Toyoda ci porta in uno dei luoghi più spietati e disumani che ci possano essere…guerra? carcere?
Il parco giochi di Himmler? ..no…ci accompagna in un luogo assai più crudele….la scuola superiore!!! Il giovane regista giapponese ci presenta una scuola insolita, almeno per quanto siamo abituati a pensare la scuola del sol levante: affollata, perfettamente organizzata ed estremamente selettiva. Fra i corridoi vuoti, imbrattati di scritte fino all’eccesso, si lotta ogni giorno per il rispetto, si gioca con la morte, ogni alunno della scuola sembra essere solo, disperato, ognuno cerca una via di fuga; ma sembra essere la morte il desiderio che accomuna tutti, dominatori e sottomessi, tant’è che la sfida rituale sul tetto della scuola, si vince avvicinandosi letteralmente quanto più possibile alla morte… e chi vince è Il Capo , indiscusso, per tutti, studenti e professori.
Gli alunni pensano al proprio futuro, alla propria vita e non vedono una via di uscita.

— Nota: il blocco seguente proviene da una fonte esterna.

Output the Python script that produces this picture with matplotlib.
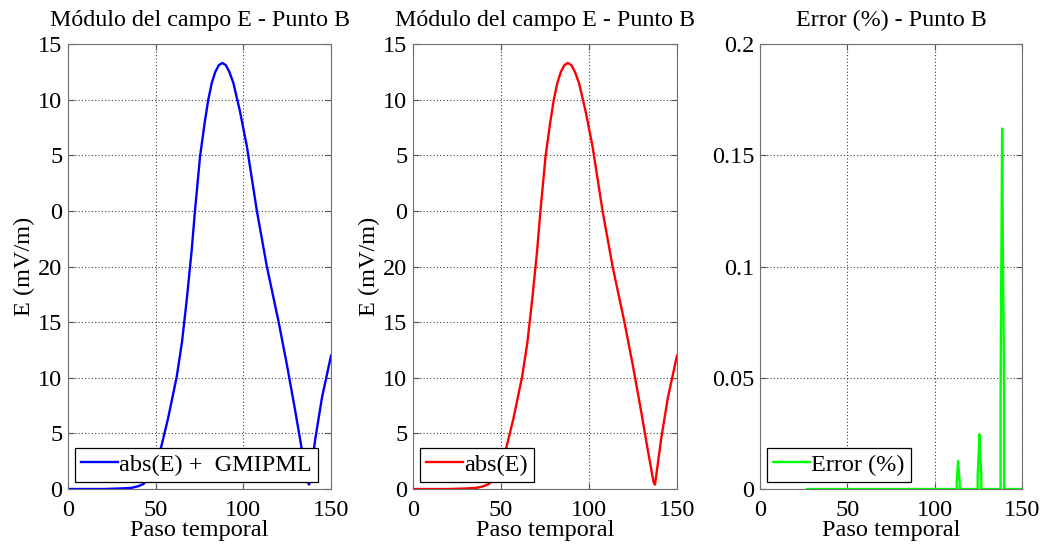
#!/usr/bin/env python3
"""
Modulo del campo E y error relativo en el punto B.

Usage:
    python plot.py
"""
import matplotlib
matplotlib.use("Agg")
import matplotlib.pyplot as plt

# Paso temporal / |E| (escala real 0..40, etiquetas como en la figura original)
paso = [0, 10, 20, 30, 36, 40, 43, 48, 53, 57, 62, 65, 67.7, 70.5, 72.4, 75.3,
        78, 80, 82, 84, 86, 88, 90, 92, 94.3, 98, 102, 107.7, 113.4, 120,
        124.8, 129.6, 133.4, 136.7, 137.5, 141, 144.8, 150]
campo_e = [0, 0, 0, 0.05, 0.1, 0.25, 0.45, 1.3, 3.7, 6.3, 10.1, 13.2, 17.0,
           21.4, 25.0, 29.9, 33.0, 35.0, 36.5, 37.5, 38.1, 38.3, 38.1, 37.5,
           36.5, 34.0, 30.8, 25.0, 20.0, 15.1, 11.2, 7.0, 3.5, 0.6, 0.4, 4.5,
           8.2, 12.0]

# Error (%) - solo los picos, el resto es cero
paso_error = [27, 112.6, 112.6, 113.1, 113.4, 113.7, 114.3, 114.3,
              124.6, 124.6, 125.3, 125.6, 125.9, 126.7, 126.7,
              137.7, 137.7, 138.3, 138.6, 138.9, 139.8, 139.8, 150]
error_pct = [0, 0, 0.003, 0.009, 0.0126, 0.009, 0.003, 0,
             0, 0.006, 0.0176, 0.0246, 0.0176, 0.006, 0,
             0, 0.040, 0.1215, 0.162, 0.1215, 0.040, 0, 0]

e_ticks = [0, 5, 10, 15, 20, 25, 30, 35, 40]
e_tick_labels = ["0", "5", "10", "15", "20", "0", "5", "10", "15"]
x_ticks = [0, 50, 100, 150]
err_ticks = [0, 0.05, 0.1, 0.15, 0.2]
err_tick_labels = ["0", "0.05", "0.1", "0.15", "0.2"]

plt.rcParams["font.family"] = ["Liberation Serif", "DejaVu Serif"]
plt.rcParams["font.size"] = 17.5


def style_axes(ax):
    ax.grid(True, linestyle=(0, (1, 2)), color="#404040", linewidth=0.8)
    ax.tick_params(direction="in", top=True, right=True, length=4,
                   color="#555555", pad=4)
    ax.tick_params(axis="x", pad=8)
    for s in ax.spines.values():
        s.set_color("#707070")
    ax.set_xlim(0, 150)
    ax.set_xticks(x_ticks)
    ax.set_xlabel("Paso temporal", labelpad=-1)


def legend(ax):
    leg = ax.legend(loc="lower left", fancybox=False, edgecolor="black",
                    framealpha=1, borderpad=0.25, handlelength=1.5,
                    handletextpad=0.05, borderaxespad=0.3)
    leg.get_frame().set_linewidth(0.9)


fig = plt.figure(figsize=(10.43, 5.47), dpi=100)
ax1 = fig.add_axes([0.0652, 0.106, 0.2522, 0.8135])
ax2 = fig.add_axes([0.396, 0.106, 0.2531, 0.8135])
ax3 = fig.add_axes([0.7287, 0.106, 0.2512, 0.8135])

for ax, color, label in [(ax1, "#0000ff", "abs(E) +  GMIPML"),
                         (ax2, "#ff0000", "abs(E)")]:
    ax.plot(paso, campo_e, color=color, linewidth=1.7, label=label)
    style_axes(ax)
    ax.set_ylim(0, 40)
    ax.set_yticks(e_ticks)
    ax.set_yticklabels(e_tick_labels)
    ax.set_ylabel("E (mV/m)", labelpad=2)
    ax.set_title("Módulo del campo E - Punto B", fontsize=17.3, pad=13)
    legend(ax)

ax3.plot(paso_error, error_pct, color="#00ff00", linewidth=1.7, label="Error (%)")
style_axes(ax3)
ax3.set_ylim(0, 0.2)
ax3.set_yticks(err_ticks)
ax3.set_yticklabels(err_tick_labels)
ax3.set_title("Error (%) - Punto B", fontsize=17.3, pad=13)
legend(ax3)

fig.savefig("out.png", dpi=100, facecolor="white")
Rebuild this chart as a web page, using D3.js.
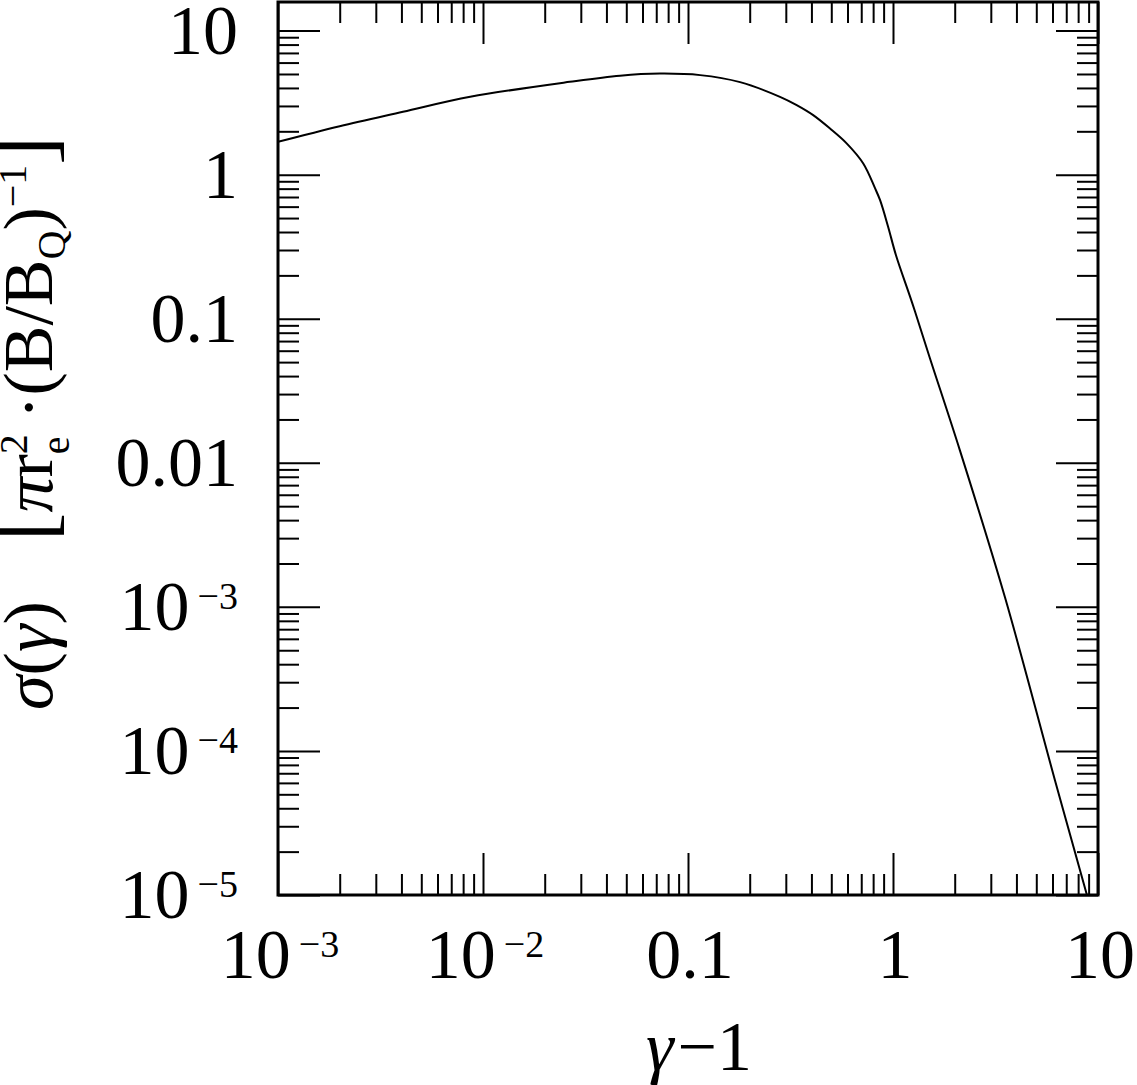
<!DOCTYPE html>
<meta charset="utf-8">
<script src="https://d3js.org/d3.v7.min.js"></script>
<style>
  body { margin: 0; background: #fff; }
  text { font-family: "Liberation Serif", "Times New Roman", serif; fill: #000; }
</style>
<div id="my_dataviz"></div>
<script>

// curve: gamma - 1 and cross section
var gammaMinus1 = [0.001, 0.002, 0.00407, 0.00866, 0.0265, 0.0466, 0.073, 0.1146, 0.1795, 0.281, 0.339, 0.408, 0.493, 0.594, 0.716, 0.817, 0.865, 0.945, 1.034, 1.238, 1.514, 2.12, 3.52, 6.17, 8.83, 9.3];
var sigma = [1.69, 2.17, 2.73, 3.47, 4.41, 4.87, 5.03, 4.91, 4.39, 3.47, 3.04, 2.59, 2.09, 1.65, 1.196, 0.806, 0.665, 0.439, 0.276, 0.130, 0.0532, 0.0122, 0.00116, 6.24e-5, 1e-5, 7.5e-6];

// tick labels: [base, exponent]
var xTickValues = [1e-3, 1e-2, 0.1, 1, 10];
var xTickLabels = [["10", "\u22123"], ["10", "\u22122"], ["0.1", ""], ["1", ""], ["10", ""]];
var yTickValues = [1e-5, 1e-4, 1e-3, 0.01, 0.1, 1, 10];
var yTickLabels = [["10", "\u22125"], ["10", "\u22124"], ["10", "\u22123"], ["0.01", ""], ["0.1", ""], ["1", ""], ["10", ""]];

var W = 1137, H = 1085;
var pLeft = 278, pRight = 1098, pTop = 2, pBottom = 895;

var svg = d3.select("#my_dataviz")
  .append("svg")
    .attr("width", W)
    .attr("height", H);

var x = d3.scaleLog().domain([1e-3, 10]).range([pLeft, pRight]);
var y = d3.scaleLog().domain([1e-5, 15.8]).range([pBottom, pTop]);

// minor ticks 2..9 in each decade
function minors(lo, hi) {
  var out = [];
  for (var e = lo; e < hi; e++)
    for (var m = 2; m <= 9; m++) out.push(m * Math.pow(10, e));
  return out;
}
var xMinor = minors(-3, 1);
var yMinor = minors(-5, 2).filter(function(v) { return v <= 15.8; });

function tickAxis(axisFn, scale, vals, len, tr) {
  svg.append("g")
    .attr("transform", tr)
    .call(axisFn(scale).tickValues(vals).tickSize(-len).tickFormat(""))
    .call(function(g) {
      g.select(".domain").remove();
      g.selectAll(".tick line").attr("stroke", "#000").attr("stroke-width", 2);
    });
}

tickAxis(d3.axisBottom, x, xMinor, 21, "translate(0," + pBottom + ")");
tickAxis(d3.axisBottom, x, xTickValues, 42, "translate(0," + pBottom + ")");
tickAxis(d3.axisTop, x, xMinor, 21, "translate(0," + pTop + ")");
tickAxis(d3.axisTop, x, xTickValues, 42, "translate(0," + pTop + ")");
tickAxis(d3.axisLeft, y, yMinor, 21, "translate(" + pLeft + ",0)");
tickAxis(d3.axisLeft, y, yTickValues, 42, "translate(" + pLeft + ",0)");
tickAxis(d3.axisRight, y, yMinor, 21, "translate(" + pRight + ",0)");
tickAxis(d3.axisRight, y, yTickValues, 42, "translate(" + pRight + ",0)");

// frame
svg.append("rect")
  .attr("x", pLeft).attr("y", pTop)
  .attr("width", pRight - pLeft).attr("height", pBottom - pTop)
  .attr("fill", "none").attr("stroke", "#000").attr("stroke-width", 3);

// curve
var data = gammaMinus1.map(function(g, i) { return {g: g, s: sigma[i]}; });
svg.append("clipPath").attr("id", "clip")
  .append("rect").attr("x", pLeft).attr("y", pTop)
  .attr("width", pRight - pLeft).attr("height", pBottom - pTop);
svg.append("path")
  .datum(data)
  .attr("clip-path", "url(#clip)")
  .attr("fill", "none")
  .attr("stroke", "#000")
  .attr("stroke-width", 2)
  .attr("d", d3.line()
    .x(function(d) { return x(d.g); })
    .y(function(d) { return y(d.s); })
    .curve(d3.curveCatmullRom.alpha(0.5)));

// tick labels
function label(sel, lab) {
  sel.append("tspan").text(lab[0]);
  if (lab[1]) {
    sel.append("tspan").attr("dx", 8).attr("dy", -21)
      .style("font-size", "38px").text(lab[1]);
  }
}
xTickValues.forEach(function(v, i) {
  var t = svg.append("text")
    .attr("x", x(v) + 2).attr("y", 978)
    .attr("text-anchor", "middle")
    .style("font-size", "70px");
  label(t, xTickLabels[i]);
});
yTickValues.forEach(function(v, i) {
  var t = svg.append("text")
    .attr("x", 238).attr("y", y(v) + 23)
    .attr("text-anchor", "end")
    .style("font-size", "70px");
  label(t, yTickLabels[i]);
});

// x title
var xt = svg.append("text")
  .attr("x", 699).attr("y", 1070)
  .attr("text-anchor", "middle")
  .style("font-size", "70px");
xt.append("tspan").style("font-style", "italic").text("\u03b3");
xt.append("tspan").attr("dx", 4).text("\u22121");

// y title
var yt = svg.append("text")
  .attr("transform", "translate(52,423) rotate(-90)")
  .attr("text-anchor", "middle")
  .style("font-size", "70px");
yt.append("tspan").style("font-style", "italic").text("\u03c3");
yt.append("tspan").text("(");
yt.append("tspan").style("font-style", "italic").text("\u03b3");
yt.append("tspan").text(")");
yt.append("tspan").attr("dx", 60).style("font-size", "86px").text("[");
yt.append("tspan").style("font-style", "italic").text("\u03c0");
yt.append("tspan").text("r");
yt.append("tspan").attr("dy", -25).style("font-size", "40px").text("2");
yt.append("tspan").attr("dx", -20).attr("dy", 42).style("font-size", "40px").text("e");
yt.append("tspan").attr("dy", -17).text(" \u00b7(B/B");
yt.append("tspan").attr("dy", 13).style("font-size", "40px").text("Q");
yt.append("tspan").attr("dy", -13).text(")");
yt.append("tspan").attr("dy", -26).style("font-size", "40px").text("\u22121");
yt.append("tspan").attr("dy", 26).style("font-size", "86px").text("]");

</script>
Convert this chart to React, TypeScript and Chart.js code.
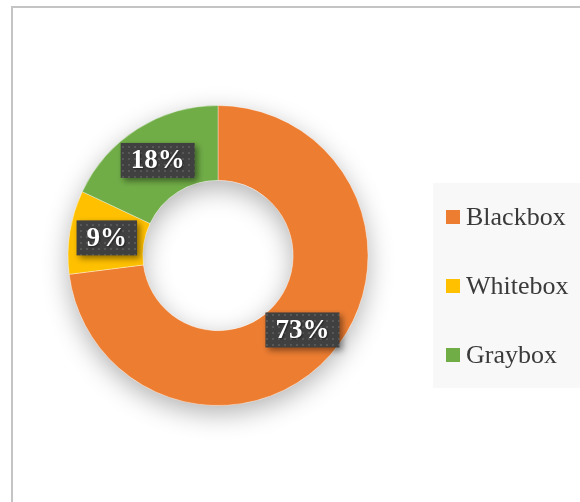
import React, { useEffect, useRef } from "react";
import { Chart, registerables } from "chart.js";

Chart.register(...registerables);

const categories = ["Blackbox", "Whitebox", "Graybox"];
const shares = [73, 9, 18];
const colors = ["#ED7D31", "#FFC000", "#70AD47"];

const SERIF = '"Liberation Serif", "Times New Roman", serif';

function makeDotPattern(ctx: CanvasRenderingContext2D) {
  const tile = document.createElement("canvas");
  tile.width = 6;
  tile.height = 6;
  const t = tile.getContext("2d")!;
  t.fillStyle = "#404040";
  t.fillRect(0, 0, 6, 6);
  t.fillStyle = "#575757";
  t.fillRect(2, 2, 2, 2);
  return ctx.createPattern(tile, "repeat");
}

// soft drop shadow under the whole ring
const ringShadow = {
  id: "ringShadow",
  beforeDatasetsDraw(chart: any) {
    const meta = chart.getDatasetMeta(0);
    const arc = meta.data[0];
    if (!arc) return;
    const { x, y, outerRadius, innerRadius } = arc.getProps(
      ["x", "y", "outerRadius", "innerRadius"],
      true
    );
    const ctx = chart.ctx;
    ctx.save();
    ctx.beginPath();
    ctx.arc(x, y, outerRadius, 0, Math.PI * 2);
    ctx.arc(x, y, innerRadius, 0, Math.PI * 2, true);
    ctx.closePath();
    ctx.shadowColor = "rgba(0,0,0,0.3)";
    ctx.shadowBlur = 26;
    ctx.shadowOffsetY = 8;
    ctx.fillStyle = "#ffffff";
    ctx.fill();
    ctx.restore();
  },
};

// dark tag labels with the percentage of each slice
const sliceTags = {
  id: "sliceTags",
  afterDatasetsDraw(chart: any) {
    const ctx: CanvasRenderingContext2D = chart.ctx;
    const meta = chart.getDatasetMeta(0);
    const values = chart.data.datasets[0].data as number[];
    const pattern = makeDotPattern(ctx);
    ctx.save();
    ctx.font = `bold 27px ${SERIF}`;
    meta.data.forEach((arc: any, i: number) => {
      const p = arc.getCenterPoint();
      const text = `${values[i]}%`;
      const w = ctx.measureText(text).width + 20;
      const h = 35;
      const bx = p.x - w / 2;
      const by = p.y - h / 2;
      ctx.save();
      ctx.shadowColor = "rgba(0,0,0,0.45)";
      ctx.shadowBlur = 6;
      ctx.shadowOffsetX = 3;
      ctx.shadowOffsetY = 3;
      ctx.fillStyle = pattern || "#404040";
      ctx.fillRect(bx, by, w, h);
      ctx.restore();
      ctx.save();
      ctx.fillStyle = "#ffffff";
      ctx.textAlign = "center";
      ctx.textBaseline = "middle";
      ctx.shadowColor = "rgba(0,0,0,0.5)";
      ctx.shadowBlur = 2;
      ctx.shadowOffsetX = 1;
      ctx.shadowOffsetY = 1;
      ctx.fillText(text, p.x, p.y + 1);
      ctx.restore();
    });
    ctx.restore();
  },
};

// legend panel on the right
const sideLegend = {
  id: "sideLegend",
  afterDraw(chart: any) {
    const ctx: CanvasRenderingContext2D = chart.ctx;
    const labels = chart.data.labels as string[];
    const bg = chart.data.datasets[0].backgroundColor as string[];
    ctx.save();
    ctx.fillStyle = "#f8f8f8";
    ctx.fillRect(433, 183, 160, 205);
    ctx.font = `26px ${SERIF}`;
    ctx.textBaseline = "alphabetic";
    ctx.textAlign = "left";
    labels.forEach((label, i) => {
      const base = 225 + i * 69;
      ctx.fillStyle = bg[i];
      ctx.fillRect(446, base - 15, 14, 14);
      ctx.fillStyle = "#3a3a3a";
      ctx.fillText(label, 466, base);
    });
    ctx.restore();
  },
};

export default function App() {
  const ref = useRef<HTMLCanvasElement | null>(null);

  useEffect(() => {
    if (!ref.current) return;
    const chart = new Chart(ref.current, {
      type: "doughnut",
      data: {
        labels: categories,
        datasets: [
          {
            data: shares,
            backgroundColor: colors,
            borderColor: "rgba(255,255,255,0.6)",
            borderWidth: 0.6,
            hoverOffset: 0,
          },
        ],
      },
      options: {
        responsive: false,
        animation: false,
        devicePixelRatio: 1,
        radius: 150,
        cutout: 75,
        layout: { padding: { left: 68, right: 212, top: 105, bottom: 96 } },
        plugins: {
          legend: { display: false },
          tooltip: { enabled: false },
        },
      },
      plugins: [ringShadow, sliceTags, sideLegend],
    });
    return () => chart.destroy();
  }, []);

  return (
    <div
      style={{
        position: "fixed",
        left: 0,
        top: 0,
        width: 580,
        height: 502,
        background: "#ffffff",
        overflow: "hidden",
      }}
    >
      <div
        style={{
          position: "absolute",
          left: 11,
          top: 6,
          width: 600,
          height: 600,
          borderTop: "2px solid #c4c4c4",
          borderLeft: "2px solid #c4c4c4",
        }}
      />
      <canvas
        ref={ref}
        width={580}
        height={502}
        style={{ position: "absolute", left: 0, top: 0 }}
      />
    </div>
  );
}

La violenza gratuita, l’esercizio del potere, è un modo per diventare qualcuno, essere rispettato e da subito(per gli altri non resta che allenarsi da soli per uno sport di gruppo). Ma la violenza (o la solitudine?) sembra consumare tutti, chi entra nella yakuza, chi viene arrestato per omicidio (di un amico), chi perde improvvisamente la vista. Rimangono in due del vecchio gruppo di amici: Kujo, che pur essendo il capo si rende conto della situazione, e cerca difficilmente una via di fuga alternativa, e Aoki, che vuole impadronirsi del titolo dell’amico. La sfida non si può che svolgere sul tetto, ma il potere conquistato non vale l’amicizia. La scuola giapponese è probabilmente la più selettiva e individualista del mondo, Toyoda sembra vedere nell’amicizia l’unico modo per riuscire a pararsi il culo durante gli anni della scuola. Il futuro è incerto, ma quando si ha la certezza di aver fallito le proprie mete, con ancora tutta la vita davanti, la morte attira come una calamita. Qualche amicizia sincera può aiutare a restare sul proprio cammino. Tutto qui? Sembra sin troppo semplice il lavoro del regista, sia per come usa la macchina da presa: uno stile umile, misero (si limita alla telecamera a mano per le scene più veloci (forse non si arriva a tre). Sia per la linearità della storia, il cineasta si concede solamente di svelare il rapporto di amicizia profonda che legava i due amici solo nel finale, ciò costringe lo spettatore a ripensare tutto il film durante la sequenza finale. Ma ciò non deve trarre in inganno, la vera potenza del film sta nel suo crudo espressionismo, la scuola è fatiscente, i corridoi vuoti, sporchi fanno da cassa di risonanza alla vita degli alunni, Le scene più violente sono sempre cupe, sempre più nere. Lo stile è ridotto al minino come la voglia di vivere dei personaggi. Peccato che Toyoda faccia un paragone piuttosto banale fra gli studenti e i fiori che devono sbocciare, ma sicuramente il suo Blue Spring (primavera triste …la traduzione è mia) rimane un film da vedere. Come gli altri giovani del cinema giapponese (K.Kurosawa, S. Sono e il più esperto T. Miike) rappresentano una realtà dove la solitudine e la decadenza consumano dall’interno la società e l’individuo.